Jason lee Starin / MFA AC+D '11
I was living in Michigan, about ten years after undergrad without any real notion of what I wanted in my art practice or how to go about attaining those goals, I just knew it was time to leave my home state and find something new. At the time, in Michigan, I was working with a loose group of peers collaboratively putting together pop-up art shows, noise music events as well as performing in a local puppetry theater. I was searching for my group, my people, but I missed working on my own art and it had been a long time since I asked myself what I needed to make. One day, I moved. After about a year living in Portland, and six months unemployed, I applied to the AC+D program one day, quickly got rejected and then, months after I applied, was asked if I would reconsider attending the program. I had finally found work painting apartment complexes that summer, but after reconsidering the offer, I quit that job and joined the first class of the AC+D program in 2009.
I was interested AC+D because it was not defined in any clear or concrete terms. I couldn’t get a straight answer about what the program was and somehow that was intriguing to me at the time. It was an opportunity to make it my own and that approach seemed the most welcome as a member of the initiating class. We did just that. It was nuts, it was an incredible amount of hard work to build something from nothing, literally starting with a massive empty warehouse, but we did it, slowly.
I didn’t have the vocabulary at the time but another intriguing aspect of the program was its nebulous notion of things. It did not ascribe to a hierarchy of objects. Art claimed nothing. Neither craft nor design did for that matter really either that first year. We were a group of misfits who were excited to start the conversation over from scratch. A lot of bad things were made that first year! Important things!
The first striking thing about the program was in comprehending the amount of infrastructure that is required when starting a project from nothing. Not only in architecture and facilities but as well as in rhetoric and ideology. The creative practices of my peers and I had little in common with each other than we were gluttons for punishment with propensities towards blue-collar labor. Doing that work made me appreciate everything it takes to start something new, something without precedent, or at the very least, a program specifically designed not to align itself with preconditioned limitations, allowing the students to openly experiment. The program was created by and through the student’s individual needs and interests. The exceptional vulnerability on behalf of both college’s during the programs conception, shows great strength and belief in the faculty and the students involved during in the first year. The very core of the program incorporated the design thinking process we students were learning for our own practices. At times a hardship, trying to build and define the program as well as our own creative pursuits at the same time, the ACD program taught me to define my own value systems and approaches for making, thinking and distributing the work I needed to make.

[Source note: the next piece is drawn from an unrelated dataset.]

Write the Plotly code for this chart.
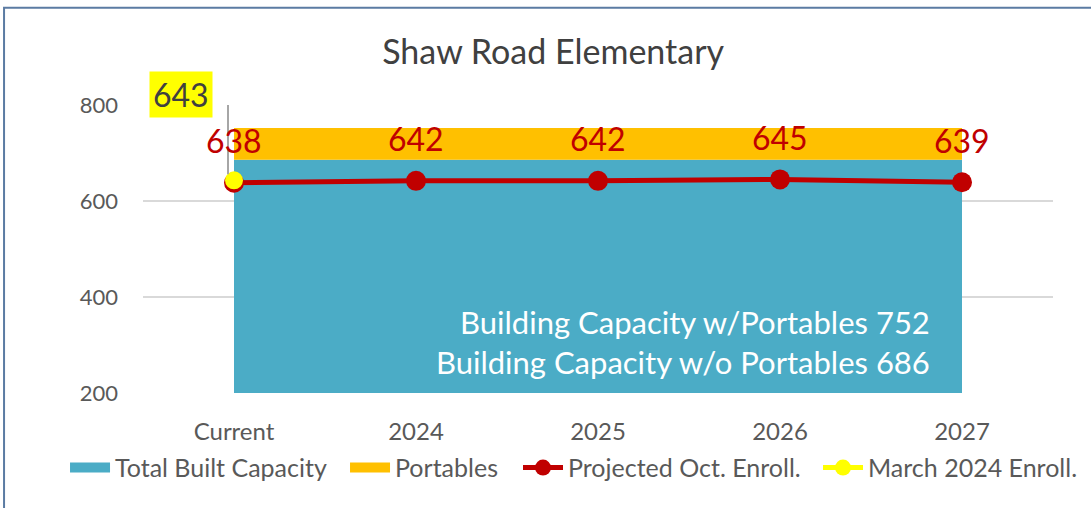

The ACD program extremely expanded my notion of things. I went there, well beyond my small world of stuff, well beyond my comfort zone; and it took me a long time to get back after graduation. My practicum has drastically altered how I relate to objects, in making and conception. In the beginning of my MFA education my art practice was based on the object, solid ceramic things I could mold in my hands; my notion of the world was concrete but felt off kilter in a way I had not yet understood. That led to a deep investigation and understanding of material consciousness. Material as form, material as concept. During the final semester of my Practicum, both material and objects came to be defined by space, both physically and virtually. Now-a-days, some eight years after graduation, my approach to ceramic sculpture is based on what I opened my mind up to for my Practicum. The shape of space is defined by the boundaries I set in clay. Due to the process of ceramics, it always has to be hollow. In my earlier ceramic career that was always an afterthought, a necessity for firing clay works in the kiln. Now, space is the driving intention for making a form around. The Practicum has helped me look at my art practice from a different and often opposite vantage point. I’m standing on the other side of the expansive valley of things now. Craft and Design Thinking support my art practice both in technique as well as intention. I make for myself as well as the viewer now.
Currently I live in Philadelphia, PA. I’ve been here since 2014. I am a full time artist-in-residence at The Clay Studio; a five-year gig. I am employed as the Ceramic Supervisor and Technician in the Materials and Craft Studies Program at the University of the Arts. As an instructor, I teach part time at both institutions as well. Next summer I will be researching my interest in Geomythology while traveling in Iceland for two months thanks to a generous grant from the Independence Grant Foundation and a residency at The NES Foundation.
Be selfish. Do what you want, make the program your own, yer paying a lot of money and spending a lot of time. Allow yourself the freedom to fail. At first, create without precedent or limitation. Make a lot; fill the dumpster! Read a lot; fill your head. Write a lot; exhaust all your seemingly amazing ideas. Try a different medium. Learn a new skill; take an undergraduate class. Sleep a lot. Stay up late talking to your peers. Get to know the other students in the other graduate programs. Spend time in the library. Be nice to your peers, they are your people. Drink green tea.